TASK TO CARRY OUT:
Where a line of the material contains the string "chart", copy that line.

DATA SECTION:
Start
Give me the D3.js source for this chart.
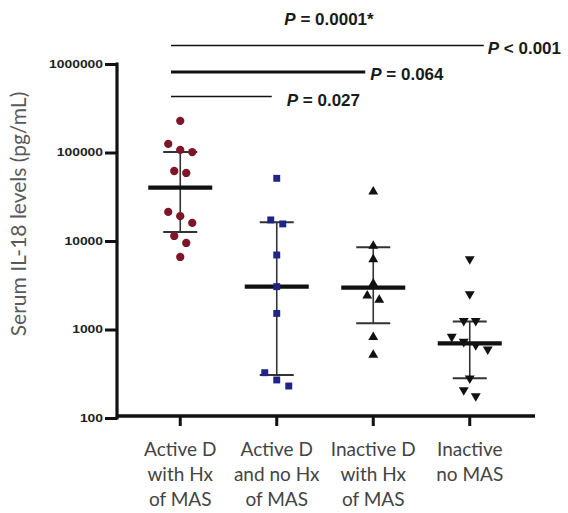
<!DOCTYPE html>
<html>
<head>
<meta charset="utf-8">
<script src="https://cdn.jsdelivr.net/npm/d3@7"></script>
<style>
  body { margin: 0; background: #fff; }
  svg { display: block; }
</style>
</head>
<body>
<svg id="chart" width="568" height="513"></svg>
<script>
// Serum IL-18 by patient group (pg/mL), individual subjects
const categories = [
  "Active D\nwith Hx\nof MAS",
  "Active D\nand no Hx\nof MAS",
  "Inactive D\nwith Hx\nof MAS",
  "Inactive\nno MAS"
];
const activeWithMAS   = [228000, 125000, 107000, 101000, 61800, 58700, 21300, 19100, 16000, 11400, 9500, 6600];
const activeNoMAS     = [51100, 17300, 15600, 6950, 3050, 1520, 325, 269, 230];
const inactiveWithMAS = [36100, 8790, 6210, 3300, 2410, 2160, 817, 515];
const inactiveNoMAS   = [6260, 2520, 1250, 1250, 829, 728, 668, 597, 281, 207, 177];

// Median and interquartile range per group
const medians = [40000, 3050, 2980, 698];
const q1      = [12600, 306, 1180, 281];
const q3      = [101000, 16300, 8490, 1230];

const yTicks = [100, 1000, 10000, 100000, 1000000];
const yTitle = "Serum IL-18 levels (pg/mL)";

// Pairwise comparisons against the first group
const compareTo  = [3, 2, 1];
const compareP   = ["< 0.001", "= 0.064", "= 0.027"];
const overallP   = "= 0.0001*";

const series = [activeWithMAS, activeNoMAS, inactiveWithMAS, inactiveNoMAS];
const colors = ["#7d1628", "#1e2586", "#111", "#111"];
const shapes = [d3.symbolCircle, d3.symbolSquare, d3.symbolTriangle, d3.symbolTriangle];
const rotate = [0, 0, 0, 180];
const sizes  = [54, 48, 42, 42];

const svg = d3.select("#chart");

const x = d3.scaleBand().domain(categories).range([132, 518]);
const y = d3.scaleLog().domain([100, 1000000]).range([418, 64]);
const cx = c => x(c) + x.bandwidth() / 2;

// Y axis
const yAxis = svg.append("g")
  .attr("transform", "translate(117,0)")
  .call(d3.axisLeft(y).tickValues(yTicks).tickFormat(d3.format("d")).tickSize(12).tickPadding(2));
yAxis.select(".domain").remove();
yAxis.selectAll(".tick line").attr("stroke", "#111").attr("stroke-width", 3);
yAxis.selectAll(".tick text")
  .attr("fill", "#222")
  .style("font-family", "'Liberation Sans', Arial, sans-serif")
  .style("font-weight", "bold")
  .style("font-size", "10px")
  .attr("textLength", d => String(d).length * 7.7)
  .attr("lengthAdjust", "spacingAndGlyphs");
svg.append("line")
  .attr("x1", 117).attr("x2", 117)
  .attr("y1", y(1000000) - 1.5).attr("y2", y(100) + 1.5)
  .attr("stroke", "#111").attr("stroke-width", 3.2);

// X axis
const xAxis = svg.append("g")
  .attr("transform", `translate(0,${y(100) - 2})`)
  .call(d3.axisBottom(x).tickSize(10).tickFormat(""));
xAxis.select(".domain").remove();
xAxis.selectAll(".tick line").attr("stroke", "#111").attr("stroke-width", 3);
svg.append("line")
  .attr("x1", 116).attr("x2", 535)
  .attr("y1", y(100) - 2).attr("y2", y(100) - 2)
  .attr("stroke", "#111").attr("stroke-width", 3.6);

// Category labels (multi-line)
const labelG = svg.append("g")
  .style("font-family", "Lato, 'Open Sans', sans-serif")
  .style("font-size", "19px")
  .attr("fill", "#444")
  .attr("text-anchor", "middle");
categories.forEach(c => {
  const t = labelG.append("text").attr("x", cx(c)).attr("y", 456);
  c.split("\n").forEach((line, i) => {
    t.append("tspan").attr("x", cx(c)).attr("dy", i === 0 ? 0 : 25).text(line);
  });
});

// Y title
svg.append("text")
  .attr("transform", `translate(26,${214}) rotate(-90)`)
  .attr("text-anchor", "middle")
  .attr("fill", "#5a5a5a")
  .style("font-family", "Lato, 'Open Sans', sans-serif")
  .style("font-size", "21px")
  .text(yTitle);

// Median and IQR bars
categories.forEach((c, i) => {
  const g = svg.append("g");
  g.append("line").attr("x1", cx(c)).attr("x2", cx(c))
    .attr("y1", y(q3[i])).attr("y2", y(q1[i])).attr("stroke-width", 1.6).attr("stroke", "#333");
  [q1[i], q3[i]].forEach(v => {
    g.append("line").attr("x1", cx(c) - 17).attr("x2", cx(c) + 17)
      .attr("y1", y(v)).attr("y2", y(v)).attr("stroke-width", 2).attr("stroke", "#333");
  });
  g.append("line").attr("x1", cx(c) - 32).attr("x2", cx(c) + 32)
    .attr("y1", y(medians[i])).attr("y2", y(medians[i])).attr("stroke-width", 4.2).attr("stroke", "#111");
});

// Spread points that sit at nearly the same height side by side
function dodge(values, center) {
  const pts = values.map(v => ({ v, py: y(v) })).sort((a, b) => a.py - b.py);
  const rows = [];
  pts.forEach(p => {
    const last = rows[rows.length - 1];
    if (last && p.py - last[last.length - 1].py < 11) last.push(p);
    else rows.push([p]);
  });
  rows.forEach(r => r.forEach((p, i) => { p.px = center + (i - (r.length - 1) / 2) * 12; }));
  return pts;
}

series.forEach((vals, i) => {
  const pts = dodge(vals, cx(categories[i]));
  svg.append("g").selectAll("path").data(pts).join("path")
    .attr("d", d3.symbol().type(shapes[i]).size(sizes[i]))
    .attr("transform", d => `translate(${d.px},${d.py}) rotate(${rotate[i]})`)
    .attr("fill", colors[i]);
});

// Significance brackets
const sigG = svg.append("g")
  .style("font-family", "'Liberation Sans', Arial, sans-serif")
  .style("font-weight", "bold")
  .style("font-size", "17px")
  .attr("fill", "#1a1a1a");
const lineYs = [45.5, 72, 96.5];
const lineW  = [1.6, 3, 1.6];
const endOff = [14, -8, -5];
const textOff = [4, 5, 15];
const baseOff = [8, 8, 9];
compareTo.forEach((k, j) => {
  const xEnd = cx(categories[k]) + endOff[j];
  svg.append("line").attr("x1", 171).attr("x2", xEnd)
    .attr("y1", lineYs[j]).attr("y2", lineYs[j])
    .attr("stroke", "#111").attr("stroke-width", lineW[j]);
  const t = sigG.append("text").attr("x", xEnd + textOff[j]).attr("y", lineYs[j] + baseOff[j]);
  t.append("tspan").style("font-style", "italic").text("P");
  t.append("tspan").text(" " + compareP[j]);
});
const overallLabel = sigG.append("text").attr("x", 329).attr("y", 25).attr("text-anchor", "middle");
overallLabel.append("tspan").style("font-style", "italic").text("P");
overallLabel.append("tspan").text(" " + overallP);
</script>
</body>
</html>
End
TASK OUTPUT:
Give me the D3.js source for this chart.
<svg id="chart" width="568" height="513"></svg>
const svg = d3.select("#chart");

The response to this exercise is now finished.